“Não quero ter razão, quero apenas ser feliz”, disse em voz alta o senhor com braço enfaixado, deitado na cama, lembrando do tombo que levou ao ter sua carteira furtada no centro da cidade. Ele procurou a polícia, mas como era “apenas uma carteira com pouco dinheiro” e o tempo de espera para o procedimento era alto, recomendaram fazer um “BO online”, pois não houve agressão física ou grave ameaça. Ele gostaria de ter ido ao banco de lata-velha, mas o carro está “apreendido” e só vão devolvê-lo se o IPVA, as duas multas por conduzir acima da velocidade de 40km/h e o custo do pátio forem pagos.

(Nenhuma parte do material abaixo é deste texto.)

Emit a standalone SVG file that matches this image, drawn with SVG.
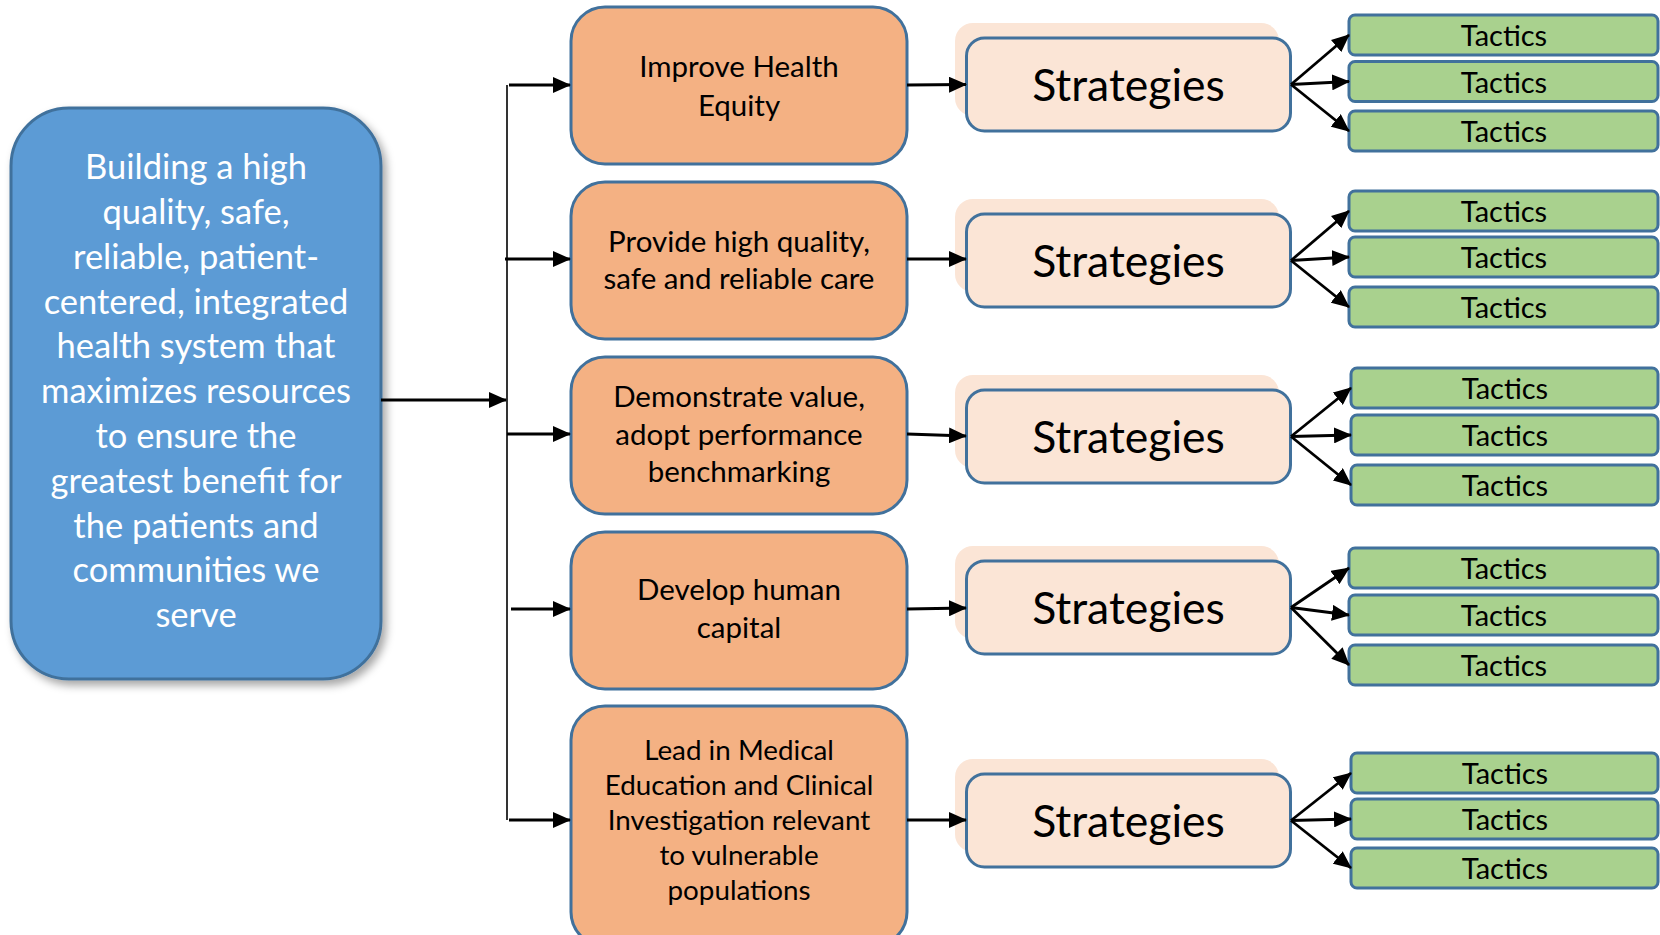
<svg xmlns="http://www.w3.org/2000/svg" width="1660" height="935" viewBox="0 0 1660 935">
<style>
.goal{fill:#5B9BD5;stroke:#41719C;stroke-width:3}
.obj{fill:#F4B183;stroke:#41719C;stroke-width:3}
.strb{fill:#FBE5D6;stroke:none}
.str{fill:#FBE5D6;stroke:#41719C;stroke-width:3}
.tac{fill:#A9D18E;stroke:#41719C;stroke-width:3}
text{font-family:Lato,"Open Sans","Liberation Sans",sans-serif;text-anchor:middle}
.tg{fill:#FFFFFF;font-size:34.5px}
.to{fill:#000;font-size:29.5px}
.to5{fill:#000;font-size:27.8px}
.ts{fill:#000;font-size:44.5px}
.tt{fill:#000;font-size:29px}
.c{stroke:#000;stroke-width:2.8;fill:none;marker-end:url(#ah)}
.bus{stroke:#000;stroke-width:1.6;fill:none}
</style>
<defs>
<marker id="ah" markerUnits="userSpaceOnUse" markerWidth="18" markerHeight="16" refX="17" refY="8" orient="auto">
<path d="M0,0 L18,8 L0,16 Z" fill="#000"/>
</marker>
<filter id="sh" x="-10%" y="-10%" width="130%" height="130%">
<feDropShadow dx="4" dy="5" stdDeviation="4" flood-color="#000" flood-opacity="0.35"/>
</filter>
</defs>

<g id="goal">
<rect class="goal" x="11" y="108" width="370" height="571" rx="58" filter="url(#sh)"/>
<text class="tg" x="196" y="179">Building a high</text>
<text class="tg" x="196" y="224">quality, safe,</text>
<text class="tg" x="196" y="268.5">reliable, patient-</text>
<text class="tg" x="196" y="313.5">centered, integrated</text>
<text class="tg" x="196" y="358">health system that</text>
<text class="tg" x="196" y="403">maximizes resources</text>
<text class="tg" x="196" y="448">to ensure the</text>
<text class="tg" x="196" y="492.5">greatest benefit for</text>
<text class="tg" x="196" y="537.5">the patients and</text>
<text class="tg" x="196" y="582">communities we</text>
<text class="tg" x="196" y="627">serve</text>
</g>

<g id="obj1">
<rect class="obj" x="571" y="7" width="336" height="157" rx="34"/>
<text class="to" x="739" y="77">Improve Health</text>
<text class="to" x="739" y="116">Equity</text>
</g>
<g id="obj2">
<rect class="obj" x="571" y="182" width="336" height="157" rx="34"/>
<text class="to" x="739" y="252">Provide high quality,</text>
<text class="to" x="739" y="289">safe and reliable care</text>
</g>
<g id="obj3">
<rect class="obj" x="571" y="357" width="336" height="157" rx="34"/>
<text class="to" x="739" y="407">Demonstrate value,</text>
<text class="to" x="739" y="445">adopt performance</text>
<text class="to" x="739" y="482">benchmarking</text>
</g>
<g id="obj4">
<rect class="obj" x="571" y="532" width="336" height="157" rx="34"/>
<text class="to" x="739" y="600">Develop human</text>
<text class="to" x="739" y="638">capital</text>
</g>
<g id="obj5">
<rect class="obj" x="571" y="706" width="336" height="240" rx="34"/>
<text class="to5" x="739" y="760">Lead in Medical</text>
<text class="to5" x="739" y="795">Education and Clinical</text>
<text class="to5" x="739" y="830">Investigation relevant</text>
<text class="to5" x="739" y="865">to vulnerable</text>
<text class="to5" x="739" y="900">populations</text>
</g>

<g id="str1">
<rect class="strb" x="955" y="23" width="324" height="93" rx="18"/>
<rect class="str" x="966.5" y="38" width="324" height="93" rx="18"/>
<text class="ts" x="1128.5" y="101">Strategies</text>
</g>
<g id="str2">
<rect class="strb" x="955" y="199" width="324" height="93" rx="18"/>
<rect class="str" x="966.5" y="214" width="324" height="93" rx="18"/>
<text class="ts" x="1128.5" y="277">Strategies</text>
</g>
<g id="str3">
<rect class="strb" x="955" y="375" width="324" height="93" rx="18"/>
<rect class="str" x="966.5" y="390" width="324" height="93" rx="18"/>
<text class="ts" x="1128.5" y="453">Strategies</text>
</g>
<g id="str4">
<rect class="strb" x="955" y="546" width="324" height="93" rx="18"/>
<rect class="str" x="966.5" y="561" width="324" height="93" rx="18"/>
<text class="ts" x="1128.5" y="624">Strategies</text>
</g>
<g id="str5">
<rect class="strb" x="955" y="759" width="324" height="93" rx="18"/>
<rect class="str" x="966.5" y="774" width="324" height="93" rx="18"/>
<text class="ts" x="1128.5" y="837">Strategies</text>
</g>

<g id="tac1a"><rect class="tac" x="1349" y="15" width="309" height="40" rx="6"/><text class="tt" x="1504" y="46">Tactics</text></g>
<g id="tac1b"><rect class="tac" x="1349" y="61.5" width="309" height="40" rx="6"/><text class="tt" x="1504" y="92.5">Tactics</text></g>
<g id="tac1c"><rect class="tac" x="1349" y="111" width="309" height="40" rx="6"/><text class="tt" x="1504" y="142">Tactics</text></g>
<g id="tac2a"><rect class="tac" x="1349" y="191" width="309" height="40" rx="6"/><text class="tt" x="1504" y="222">Tactics</text></g>
<g id="tac2b"><rect class="tac" x="1349" y="237" width="309" height="40" rx="6"/><text class="tt" x="1504" y="268">Tactics</text></g>
<g id="tac2c"><rect class="tac" x="1349" y="287" width="309" height="40" rx="6"/><text class="tt" x="1504" y="318">Tactics</text></g>
<g id="tac3a"><rect class="tac" x="1351" y="368" width="307" height="40" rx="6"/><text class="tt" x="1505" y="399">Tactics</text></g>
<g id="tac3b"><rect class="tac" x="1351" y="415" width="307" height="40" rx="6"/><text class="tt" x="1505" y="446">Tactics</text></g>
<g id="tac3c"><rect class="tac" x="1351" y="465" width="307" height="40" rx="6"/><text class="tt" x="1505" y="496">Tactics</text></g>
<g id="tac4a"><rect class="tac" x="1349" y="548" width="309" height="40" rx="6"/><text class="tt" x="1504" y="579">Tactics</text></g>
<g id="tac4b"><rect class="tac" x="1349" y="595" width="309" height="40" rx="6"/><text class="tt" x="1504" y="626">Tactics</text></g>
<g id="tac4c"><rect class="tac" x="1349" y="645" width="309" height="40" rx="6"/><text class="tt" x="1504" y="676">Tactics</text></g>
<g id="tac5a"><rect class="tac" x="1351" y="753" width="307" height="40" rx="6"/><text class="tt" x="1505" y="784">Tactics</text></g>
<g id="tac5b"><rect class="tac" x="1351" y="799" width="307" height="40" rx="6"/><text class="tt" x="1505" y="830">Tactics</text></g>
<g id="tac5c"><rect class="tac" x="1351" y="848" width="307" height="40" rx="6"/><text class="tt" x="1505" y="879">Tactics</text></g>

<g id="connectors">
<line class="c" x1="381" y1="400" x2="506" y2="400"/>
<line class="bus" x1="507" y1="85" x2="507" y2="820"/>
<line class="c" x1="509" y1="85" x2="570" y2="85"/>
<line class="c" x1="505" y1="259" x2="570" y2="259"/>
<line class="c" x1="507" y1="434" x2="570" y2="434"/>
<line class="c" x1="511" y1="609" x2="570" y2="609"/>
<line class="c" x1="509" y1="820" x2="570" y2="820"/>
<line class="c" x1="907" y1="85" x2="966" y2="84.5"/>
<line class="c" x1="907" y1="259" x2="966" y2="259"/>
<line class="c" x1="907" y1="434" x2="966" y2="436"/>
<line class="c" x1="907" y1="609" x2="966" y2="608"/>
<line class="c" x1="907" y1="820" x2="966" y2="820"/>
<line class="c" x1="1291" y1="84.5" x2="1349" y2="35"/>
<line class="c" x1="1291" y1="84.5" x2="1349" y2="81.5"/>
<line class="c" x1="1291" y1="84.5" x2="1349" y2="131"/>
<line class="c" x1="1291" y1="260.5" x2="1349" y2="211"/>
<line class="c" x1="1291" y1="260.5" x2="1349" y2="257"/>
<line class="c" x1="1291" y1="260.5" x2="1349" y2="307"/>
<line class="c" x1="1291" y1="436.5" x2="1351" y2="388"/>
<line class="c" x1="1291" y1="436.5" x2="1351" y2="435"/>
<line class="c" x1="1291" y1="436.5" x2="1351" y2="485"/>
<line class="c" x1="1291" y1="607.5" x2="1349" y2="568"/>
<line class="c" x1="1291" y1="607.5" x2="1349" y2="615"/>
<line class="c" x1="1291" y1="607.5" x2="1349" y2="665"/>
<line class="c" x1="1291" y1="820.5" x2="1351" y2="773"/>
<line class="c" x1="1291" y1="820.5" x2="1351" y2="819"/>
<line class="c" x1="1291" y1="820.5" x2="1351" y2="868"/>
</g>
</svg>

“Podia ter sido pior”, pensou enquanto esperava atendimento no pronto-socorro puído. Aguardou seis horas para ser atendido. A senhora gorda da triagem, que mal olhou no seu rosto, anotou os dados na ficha, mas acabou esquecendo de colocar a folha na caixinha do atendimento. Por sorte, a mocinha magra, que acabara de passar no concurso público, encontrou a guia perto das revistas de fofoca da supervisora. “Levanta o braço. Abaixa o braço, agora abre e fecha a mão…”, disse o médico antes de passar uma receita com analgésicos e anti-inflamatórios que estavam em falta na farmácia do hospital. “Volta semana que vêm, a gente vê se consegue agendar o raio-x, se não parar de doer.”
Mas dói, dói bastante. E não é apenas o braço, é alguma coisa dentro do peito, que faz as costas arquearem, principalmente quando ele tenta olhar para frente. Seria bom dormir agora porque “ficar com a cabeça cheia de ideias não leva a lugar nenhum, não é mesmo?”. Ficaria mais fácil pegar no sono se o vizinho desligasse o “batidão”, que toca no último volume, mas é melhor ignorar, “não ligar”. Na última vez que ele reclamou das latas de cerveja, bitucas de cigarro, pinos de plástico e da camisinha que apareceu no seu quintal, voltou para casa com o olho roxo.
Em breve chegará o primeiro domingo de outubro e ele irá acordar bem cedo para evitar a fila da seção eleitoral. Nem mesmo depois de meio século, ele deixaria de exerceu seu “direito” de votar antes do meio-dia. Quem sabe não é dessa vez que um “político honesto” ajuda a melhorar as coisas, não é mesmo?